I think, for this case, price of the fuel and cost-benefit are very challenging issues. Climatic conditions, Frequency of production and availability of resource are also very important.

It,s really a valuable question. The main challenges are:

1-Technical expertise lacking & poor assistance

2- No performance evaluation (methane leaks, fertilizer quality?)

3- Substrate & water availability

4- Substrate quality and quantity

5- Lack of awareness of the importance of waste management

6- Lack of planning capacities

7- Cost for energy up-gradation and delivery too high

Thank you all for the interesting feedback and answers.

Dear Yehia F. Khalil , since you mentioned sulfur removal from biogas but there are a lot of industrial-scale plants for biogas purification (sulfur below 10 ppm is obtained), why do you think it is still an open challenge? How should this technology be improved in your opinion?

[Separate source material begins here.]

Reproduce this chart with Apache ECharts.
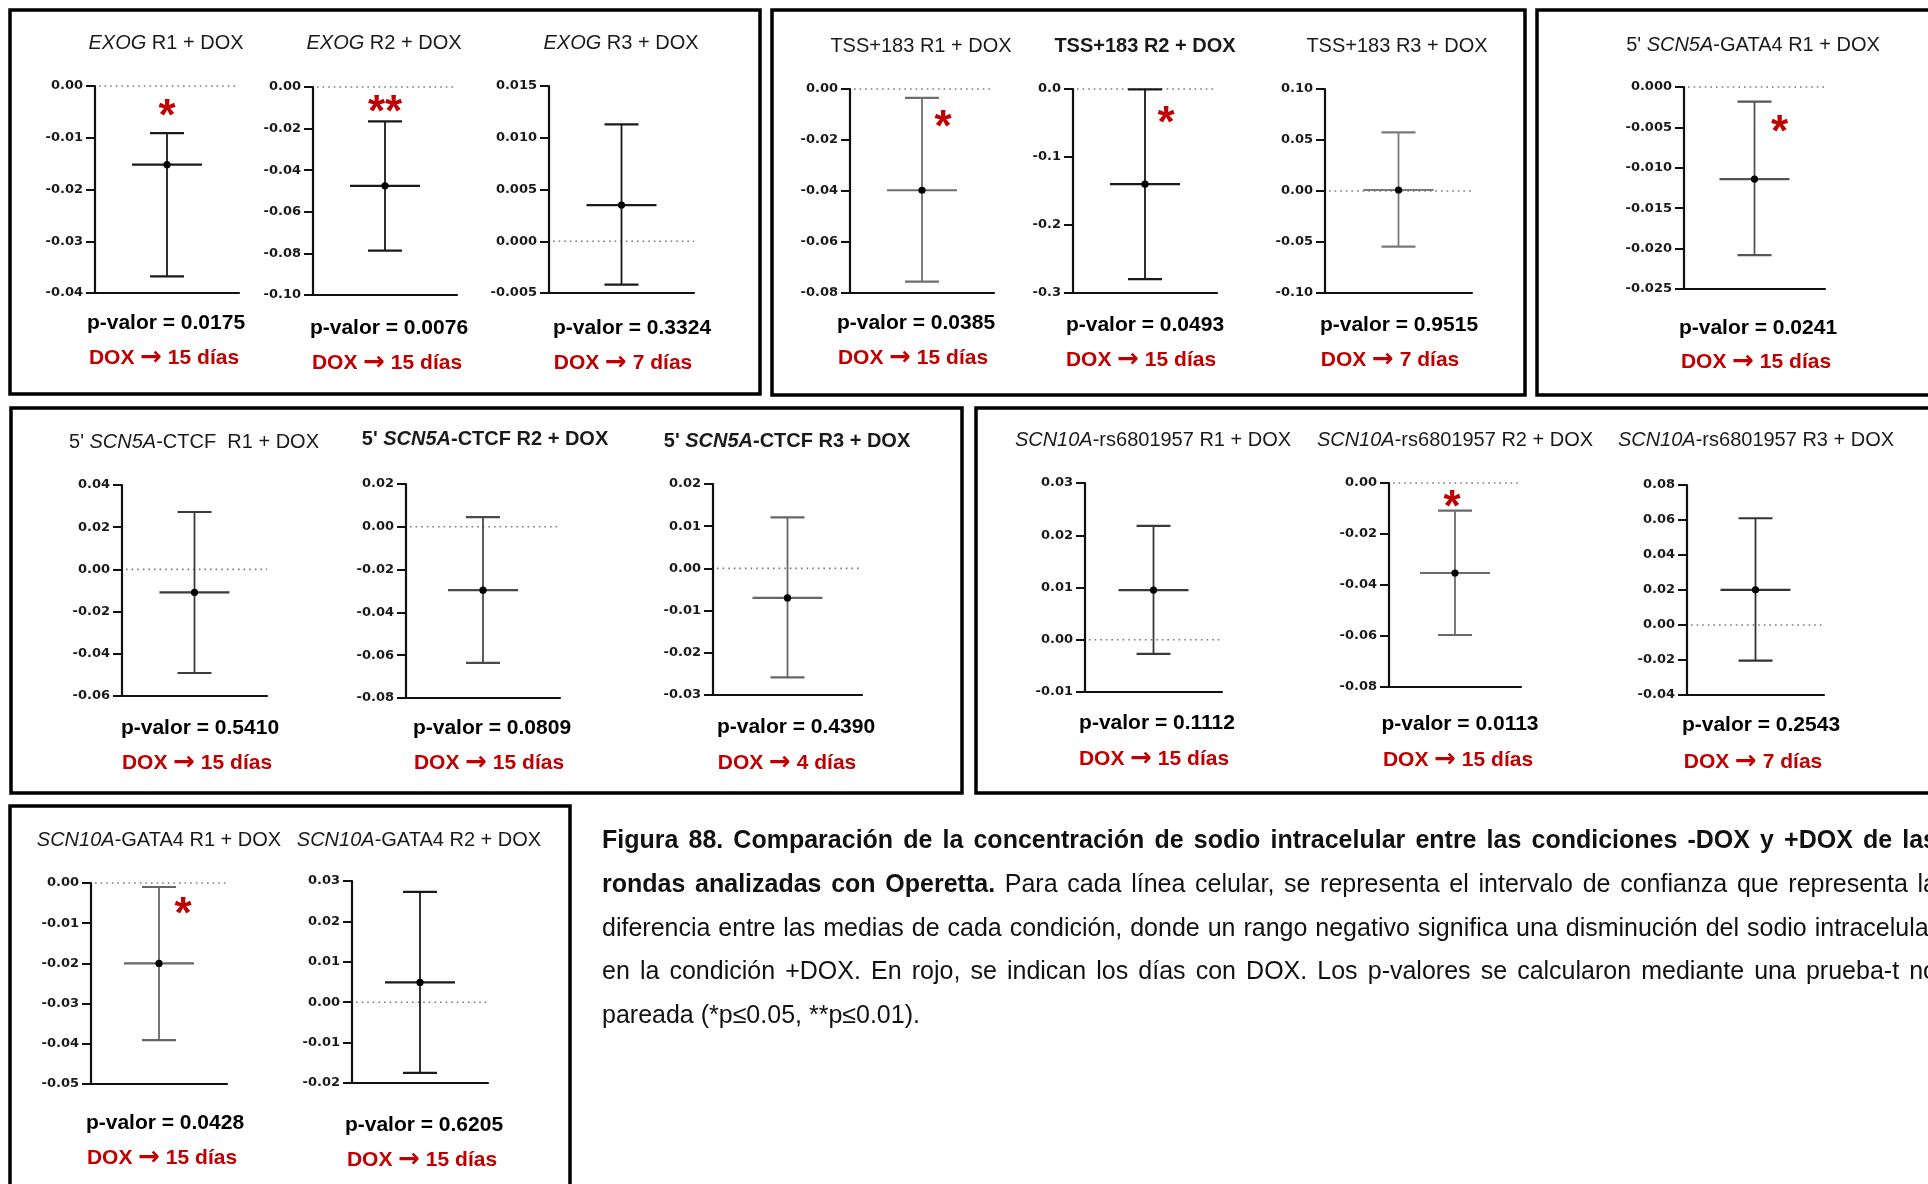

Dear Rachan Karmakar , I agree with you on the open problem of biomass seasonality: will it be efficiently tackled by co-digestion and logistic improvements, or do you think that some totally novel approaches should be investigated?

Dear Muhannad Malandi , I also think that points 2 and 7 (CH4 leaks and energy cost of CO2/CH4 separation) will be the main challenges at a global level: and after all, these are two aspects of the same problem, namely minimizing GHG emissions. On the other hand, you are right to highlight the points 1 and 5 which are the main barrier in developing countries: how can these problems be addressed in your opinion?

A challenge and an opportunity is to take advantage of the synergies between anaerobic digestion, gasification and Power-to-gas. Heat integration seems to be a first step especially if you need to heat the digester, dry the digestate and/or regenerate the scrubber liquid in case of amine based biogas upgrading. Separated CO2 from AD/upgrading and gasification/methanation as input for Power-to-gas. Use the microbial consortia in the digester to convert nitrogen free syngas from gasification to methane. Lower the specific investment cost in upgrading and downstream processes by combining AD, gasification and Power-to-gas.

Valerio Paolini Sir, I think more logical research should be there. The problem we can discussing about can only be done if novelty is there in the approach of the researchers. Completely new approaches are obviously required. Otherwise we cannot move further. But logistic improvements are also required. Many of the research works are there which are going on are very effective. They should be supported and carried on.

Research should not be done only towards the treatment of organic wastes or the optimal generation of biogas, the integration of both goals should be sought. The goal is to make anaerobic digestion a good strategy for the final disposal of organic wastes and, at the same time, making it competitive against conventional electric generation processes. Greetings.

A very good question @ Valerio Paolini. In my field, one of the final challenges is the development of biological based analyses capable to predict the performance of anaerobic digesters in order to take correct operational desisions. Specifically, the finding of biological markers (microorganisms, genes or metabolites) that can be used as early warning of system´s failure. Up to date, there are a lot of works dealing with this, but there is still a gap and bias in the technologies used to this porpose (mainly the sequencing technologies and bioinformatic tools).